No pasó nada. Cada uno se expresó como quiso, según sus sensibilidades, y ejerció su libertad de expresión como convino. Ganó el fútbol y perdió el Gobierno y con él, su idea de la libertad y los valores constitucionales.
La vicepresidenta del gobierno, que salió en apoyo de su delegada en Madrid, en vez de cesarla, argumentó razones técnicas para la prohibición de la estelada, como si una decisión en esta materia no necesitara de la sabiduría, escasa, y prudencia política.
Este gobierno nos tiene acostumbrados a que mande Merkel, lo insólito es que ahora pretendiera poner por encima del ordenamiento jurídico español, a la UEFA, y de camino, a su hombre en España, Villar, o a Tebas, tan españoles y, sin embargo, tan escasos de valores democráticos y honestidad.
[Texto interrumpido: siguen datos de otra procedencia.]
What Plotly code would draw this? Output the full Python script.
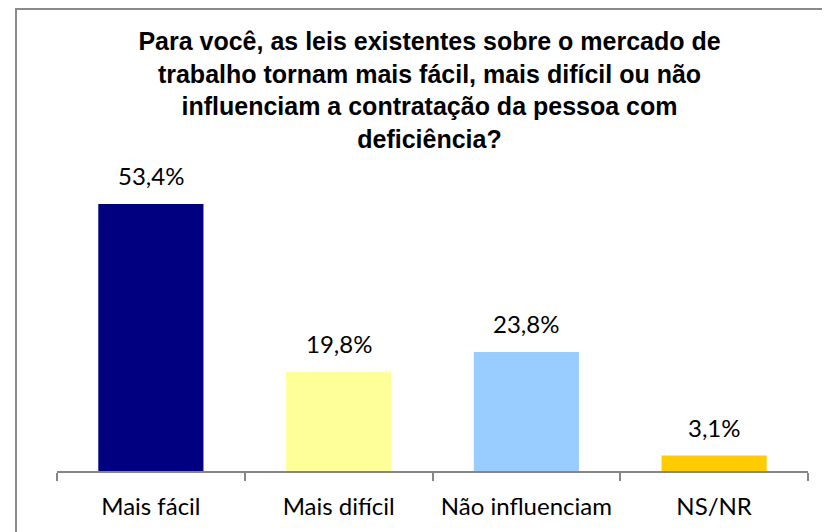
import plotly.graph_objects as go

categories = ["Mais fácil", "Mais difícil", "Não influenciam", "NS/NR"]
values = [53.4, 19.8, 23.8, 3.1]
colors = ["#000080", "#FFFF99", "#99CCFF", "#FFCC00"]
value_labels = [f"{v:.1f}".replace(".", ",") + "%" for v in values]

title_text = ("Para você, as leis existentes sobre o mercado de<br>"
              "trabalho tornam mais fácil, mais difícil ou não<br>"
              "influenciam a contratação da pessoa com<br>"
              "deficiência?")

W, H = 830, 532
OFF = 8  # default page body margin in the browser
# target plot-area edges in window pixels
PX_L, PX_R, PX_T, PX_B = 57, 808, 171, 471
ML = PX_L - OFF
MR = W - (PX_R - OFF)
MT = PX_T - OFF
MB = H - (PX_B - OFF)
YMAX = 60

plot_w = PX_R - PX_L
plot_h = PX_B - PX_T

fig = go.Figure()
fig.add_trace(go.Bar(
    x=categories, y=values,
    marker=dict(color=colors, line=dict(width=0)),
    hoverinfo="skip",
))

label_font = dict(family="Lato, 'Open Sans', sans-serif", size=24, color="#000000")

for c, v, t in zip(categories, values, value_labels):
    fig.add_annotation(
        x=c, y=v, xref="x", yref="y", text=t, showarrow=False,
        yanchor="bottom", yshift=12, font=label_font,
    )

fig.add_shape(
    type="rect", xref="paper", yref="paper",
    x0=(16 - PX_L) / plot_w, x1=1.2,
    y0=-0.4, y1=(PX_B - 9) / plot_h,
    line=dict(color="#8a8a8a", width=2), fillcolor="rgba(0,0,0,0)",
    layer="above",
)

fig.update_layout(
    width=W, height=H,
    margin=dict(l=ML, r=MR, t=MT, b=MB, pad=0),
    paper_bgcolor="#FFFFFF", plot_bgcolor="#FFFFFF",
    bargap=0.44,
    showlegend=False,
    title=dict(
        text=title_text,
        font=dict(family="'Liberation Sans', Arial, sans-serif", size=25,
                  color="#000000", weight="bold"),
        x=(429.5 - PX_L) / plot_w, xref="paper", xanchor="center",
        y=1 - 42 / H, yref="container", yanchor="top",
    ),
    xaxis=dict(
        showline=True, linecolor="#868686", linewidth=1.5,
        ticks="outside", ticklen=8, tickcolor="#868686", tickwidth=1.5,
        tickson="boundaries",
        tickfont=label_font,
        ticklabelstandoff=13,
        showgrid=False, zeroline=False,
        fixedrange=True,
    ),
    yaxis=dict(
        range=[0, YMAX], visible=False, showgrid=False, zeroline=False,
        fixedrange=True,
    ),
)

fig.write_html("out.html")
La víctima iba a ser, hasta que habló un juez, la libertad de expresión, ideológica o a la propia imagen, ignorando incluso la jurisprudencia constante del Constitucional, que ha afirmado en repetidas ocasiones, que la Constitución no exige democracia militante, es decir, que ser puede ser republicano, independentista, ejercer sus derechos, respetando la ley, y no pasa nada.
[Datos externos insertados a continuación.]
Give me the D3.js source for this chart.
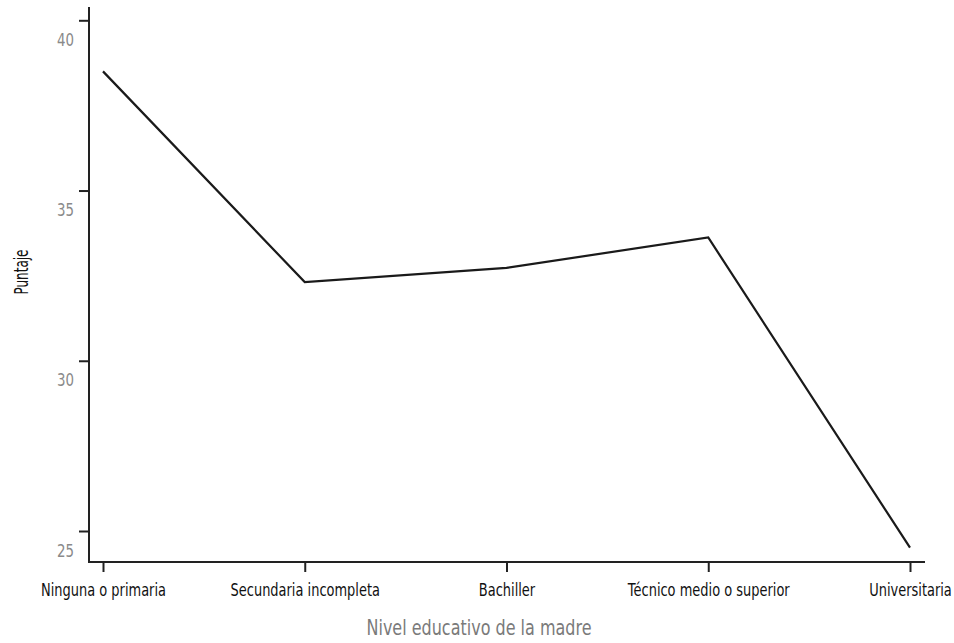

La derrota se extendió al integrismo españolísimo que pretendió utilizar al Sevilla, no se dejó, y al fútbol, después de denunciar la politización del fútbol, para sus propios ardores patrios. En su incoherencia, no dudaron ni siquiera en prescindir de sus colores, los béticos en algunos casos, para enfundarse los del eterno rival. Todo por España. Pusieron en barbecho sus colores y olvidaron a Eduardo Galeano: «se puede cambiar de todo, de mujer, de religión o de partido político, pero nunca de equipo de fútbol».
Al final, banderas de todo, de España, senyeras, de Andalucía, esteladas y arbonaidas soberanistas, hasta franquistas y no faltó la bandera de Panamá, seguramente en representación de más de un españolazo de palco cambiado de camiseta y de patria, si es que por parné es menester.